-- Begin --

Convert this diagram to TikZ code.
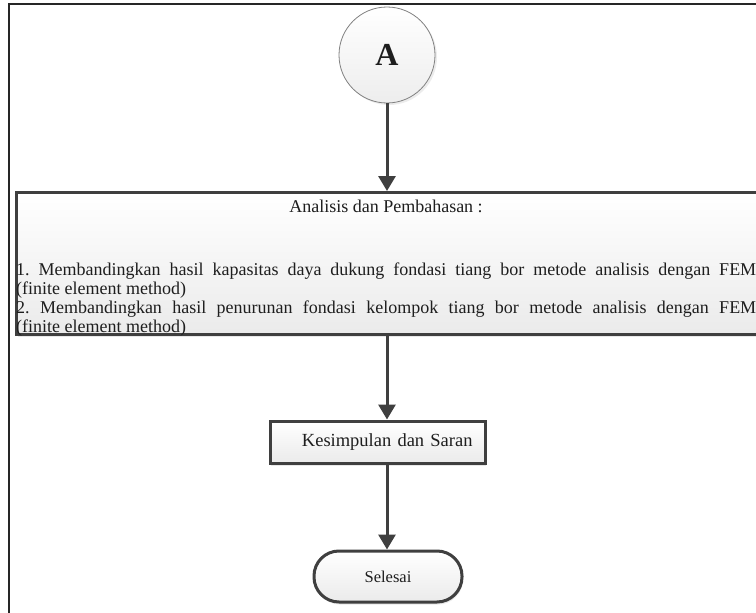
\documentclass[tikz,border=0pt]{standalone}
\usepackage{fontspec}
\setmainfont{Liberation Serif}
\usetikzlibrary{arrows.meta,shadows}

\definecolor{garis}{HTML}{3F3F3F}
\definecolor{teks}{HTML}{1E1E1E}

\begin{document}
\frenchspacing
\begin{tikzpicture}[x=1pt,y=-1pt,
	every node/.style={text=teks,font=\fontsize{18}{18.8}\selectfont},
	kotak/.style={draw=garis,line width=3pt,top color=white,bottom color=gray!16,
		drop shadow={opacity=0.18,shadow xshift=1pt,shadow yshift=-2.5pt}},
	panah/.style={draw=garis,line width=3pt,-{Triangle[length=15pt,width=17pt]}}]

\useasboundingbox (0,0) rectangle (756,613);
\clip (0,0) rectangle (756,613);
\fill[white] (0,0) rectangle (756,613);
\draw[line width=2pt,black!85] (9,700) -- (9,4) -- (800,4);

\node[circle,draw=gray,line width=0.8pt,minimum size=96pt,inner sep=0pt,
	top color=white,bottom color=gray!14,
	drop shadow={opacity=0.15,shadow xshift=2pt,shadow yshift=-2pt}]
	(A) at (387,55) {\fontsize{32}{32}\selectfont\bfseries A};

\node[kotak,minimum width=760pt,minimum height=142pt,inner sep=0pt,anchor=north west]
	(analisis) at (15,191) {};
\node (judul) at (386,206) {Analisis dan Pembahasan :};
\node[text width=740pt,align=justify,inner sep=0pt,anchor=north west] (isi) at (16,263)
	{1. Membandingkan hasil kapasitas daya dukung fondasi tiang bor metode analisis dengan FEM\linebreak
	(finite element method)\par
	2. Membandingkan hasil penurunan fondasi kelompok tiang bor metode analisis dengan FEM\linebreak
	(finite element method)};

\node[kotak,text width=190pt,align=right,inner xsep=12.5pt,minimum height=42pt,
	font=\fontsize{18.5}{18.5}\selectfont] (kesimpulan) at (377.5,442) {Kesimpulan dan Saran};

\node[kotak,rounded corners=25pt,minimum width=148pt,minimum height=51pt,
	font=\fontsize{16.5}{16.5}\selectfont] (selesai) at (388,576.5) {Selesai};

\draw[panah] (A) -- (A |- analisis.north);
\draw[panah] (analisis.south -| A) -- (kesimpulan.north -| A);
\draw[panah] (kesimpulan.south -| A) -- (selesai.north -| A);
\end{tikzpicture}
\end{document}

-- End --

WHAT THIS TASK INVOLVES | Transcribe the material exactly, keeping every word and none of the pictures.

RESPONSE TO THIS EXERCISE |
Convert this diagram to TikZ code.
\documentclass[tikz,border=0pt]{standalone}
\usepackage{fontspec}
\setmainfont{Liberation Serif}
\usetikzlibrary{arrows.meta,shadows}

\definecolor{garis}{HTML}{3F3F3F}
\definecolor{teks}{HTML}{1E1E1E}

\begin{document}
\frenchspacing
\begin{tikzpicture}[x=1pt,y=-1pt,
	every node/.style={text=teks,font=\fontsize{18}{18.8}\selectfont},
	kotak/.style={draw=garis,line width=3pt,top color=white,bottom color=gray!16,
		drop shadow={opacity=0.18,shadow xshift=1pt,shadow yshift=-2.5pt}},
	panah/.style={draw=garis,line width=3pt,-{Triangle[length=15pt,width=17pt]}}]

\useasboundingbox (0,0) rectangle (756,613);
\clip (0,0) rectangle (756,613);
\fill[white] (0,0) rectangle (756,613);
\draw[line width=2pt,black!85] (9,700) -- (9,4) -- (800,4);

\node[circle,draw=gray,line width=0.8pt,minimum size=96pt,inner sep=0pt,
	top color=white,bottom color=gray!14,
	drop shadow={opacity=0.15,shadow xshift=2pt,shadow yshift=-2pt}]
	(A) at (387,55) {\fontsize{32}{32}\selectfont\bfseries A};

\node[kotak,minimum width=760pt,minimum height=142pt,inner sep=0pt,anchor=north west]
	(analisis) at (15,191) {};
\node (judul) at (386,206) {Analisis dan Pembahasan :};
\node[text width=740pt,align=justify,inner sep=0pt,anchor=north west] (isi) at (16,263)
	{1. Membandingkan hasil kapasitas daya dukung fondasi tiang bor metode analisis dengan FEM\linebreak
	(finite element method)\par
	2. Membandingkan hasil penurunan fondasi kelompok tiang bor metode analisis dengan FEM\linebreak
	(finite element method)};

\node[kotak,text width=190pt,align=right,inner xsep=12.5pt,minimum height=42pt,
	font=\fontsize{18.5}{18.5}\selectfont] (kesimpulan) at (377.5,442) {Kesimpulan dan Saran};

\node[kotak,rounded corners=25pt,minimum width=148pt,minimum height=51pt,
	font=\fontsize{16.5}{16.5}\selectfont] (selesai) at (388,576.5) {Selesai};

\draw[panah] (A) -- (A |- analisis.north);
\draw[panah] (analisis.south -| A) -- (kesimpulan.north -| A);
\draw[panah] (kesimpulan.south -| A) -- (selesai.north -| A);
\end{tikzpicture}
\end{document}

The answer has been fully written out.